PHILADELPIHA/NEW YORK (Reuters) – Huntsman Corp (HUN.N: Quote, Profile, Research, Stock Buzz) shares dived 40 percent on Monday after the chemical company’s $6.5 billion leveraged buyout deal, on the verge of collapse for months, was finally scuttled.
The company said late Sunday it had terminated its agreement to be acquired by a unit of Apollo Management and would receive $1 billion under a litigation settlement with the New York-based buyout firm.
It is the latest merger pact to unravel amid the credit crisis. Last week the world’s biggest leveraged buyout — a $28.3 billion deal for BCE Inc — collapsed after the Canadian telecommunications company failed to pass a solvency test by its auditors.
The original deal for Apollo’s Hexion Specialty Chemicals Inc to acquire Huntsman had valued Huntsman at $28 a share. Those shares tumbled $2.51 to $3.34 in morning trading on Monday.
One investor who declined to be named said the settlement came as a big surprise, as many had thought Huntsman would take the case to court or push for a bigger settlement.
For Hexion, the settlement was seen as a major coup, the investor said.
The Hexion-Huntsman deal has been locked in legal battles for months. Hexion agreed to buy Huntsman, a specialty chemicals maker, in July 2007. The deal faltered amid the credit crisis and legal battles as Apollo tried to walk away, citing insolvency concerns about the combined company.
Huntsman said on Sunday that it would continue its lawsuit against Credit Suisse (CSGN.VX: Quote, Profile, Research, Stock Buzz) and Deutsche Bank (DBKGn.DE: Quote, Profile, Research, Stock Buzz) in Texas. Huntsman has argued that the banks conspired with Apollo and interfered with Huntsman’s merger pact with previous suitor, Basell. A jury trial is set to begin on May 11, 2009.
A spokesman for Huntsman declined to comment on whether the chemicals maker had engaged in settlement negotiations with either Deutsche Bank or Credit Suisse.
Under the settlement with Apollo, Huntsman will receive a $325 million break-up fee. Hexion said it had commitments from Credit Suisse and Deutsche Bank to fund the fee.

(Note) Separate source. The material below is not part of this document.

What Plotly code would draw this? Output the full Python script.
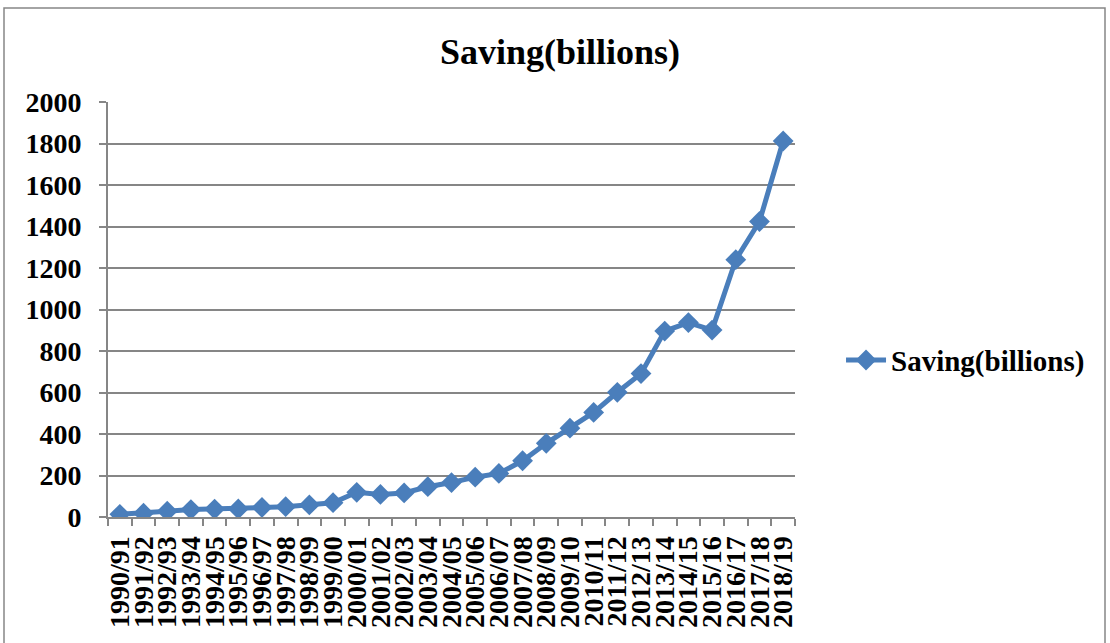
import plotly.graph_objects as go

# Fiscal years and savings (billions)
years = [
    "1990/91", "1991/92", "1992/93", "1993/94", "1994/95", "1995/96",
    "1996/97", "1997/98", "1998/99", "1999/00", "2000/01", "2001/02",
    "2002/03", "2003/04", "2004/05", "2005/06", "2006/07", "2007/08",
    "2008/09", "2009/10", "2010/11", "2011/12", "2012/13", "2013/14",
    "2014/15", "2015/16", "2016/17", "2017/18", "2018/19",
]
saving = [
    13, 18, 28, 36, 38, 39, 46, 50, 58, 69, 119, 109,
    116, 146, 166, 192, 210, 271, 355, 428, 504, 601, 691, 896,
    937, 901, 1240, 1424, 1812,
]
y_ticks = list(range(0, 2001, 200))

SERIES = "Saving(billions)"
FONT = "Liberation Serif, Times New Roman, serif"
BLUE = "#4A7EBB"
GRAY = "#868686"

fig = go.Figure()
fig.add_trace(go.Scatter(
    x=years,
    y=saving,
    name=SERIES,
    mode="lines+markers",
    line=dict(color=BLUE, width=5),
    marker=dict(symbol="diamond", size=16, color=BLUE),
))

fig.update_layout(
    width=1110,
    height=643,
    margin=dict(l=108, r=315, t=102, b=126),
    paper_bgcolor="white",
    plot_bgcolor="white",
    font=dict(family=FONT, color="black", size=28, weight="bold"),
    title=dict(
        text=SERIES,
        x=560 / 1110,
        xanchor="center",
        xref="container",
        y=1 - 51 / 643,
        yanchor="middle",
        yref="container",
        font=dict(family=FONT, size=36, weight="bold", color="black"),
    ),
    showlegend=True,
    legend=dict(
        x=1.067,
        xanchor="left",
        y=0.378,
        yanchor="middle",
        font=dict(family=FONT, size=29, weight="bold", color="black"),
        bgcolor="rgba(0,0,0,0)",
        itemwidth=40,
    ),
    xaxis=dict(
        type="category",
        range=[-0.5, len(years) - 0.5],
        tickmode="array",
        tickvals=years,
        ticktext=years,
        tickangle=-90,
        tickson="boundaries",
        ticks="outside",
        ticklen=7,
        tickwidth=1.5,
        tickcolor=GRAY,
        showline=True,
        linecolor=GRAY,
        linewidth=2,
        showgrid=False,
        ticklabelstandoff=6,
        tickfont=dict(family=FONT, size=28, weight="bold", color="black"),
        fixedrange=True,
    ),
    yaxis=dict(
        range=[0, 2000],
        tickvals=y_ticks,
        ticktext=[str(v) for v in y_ticks],
        ticks="outside",
        ticklen=7,
        tickwidth=1.5,
        tickcolor=GRAY,
        showline=True,
        linecolor=GRAY,
        linewidth=2,
        showgrid=True,
        gridcolor=GRAY,
        gridwidth=2,
        zeroline=False,
        ticklabelstandoff=12,
        tickfont=dict(family=FONT, size=28, weight="bold", color="black"),
        fixedrange=True,
    ),
    shapes=[
        # outer chart frame
        dict(
            type="rect",
            xref="paper", yref="paper",
            x0=(4 - 108) / 687, x1=(1105 - 108) / 687,
            y0=(517 - 660) / 415, y1=(517 - 8) / 415,
            line=dict(color=GRAY, width=1.5),
            fillcolor="rgba(0,0,0,0)",
            layer="below",
        )
    ],
)

fig.write_html("out.html")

Affiliates of Apollo will also make cash payments to Huntsman totaling $425 million, and certain Apollo affiliates will pay Huntsman $250 million in exchange for 10-year convertible notes issued by the company.
At least $500 million will be paid to Huntsman on or before December 31. Any remaining payments must be made on or before March 31, Huntsman said.
Separately, an Apollo affiliate agreed to make a $200 million investment in Hexion’s parent company, Hexion said in a statement. The funds will be used for general business purposes, it said, adding that it is well-positioned to compete as a stand-alone company.
“We are pleased that this matter has been resolved,” said Hexion Chairman and Chief Executive Craig Morrison.
“We appreciate Apollo’s ongoing support of Hexion,” Morrison said. “Their incremental investment in Hexion will help to solidify our leadership position in the marketplace. Moreover, it will help us remain a strong competitor in a difficult economic environment.”
Under the settlement, Hexion agreed that Morrison and various other Hexion and Apollo executives such as Apollo partner Joshua Harris would be available to testify in the Texas trial.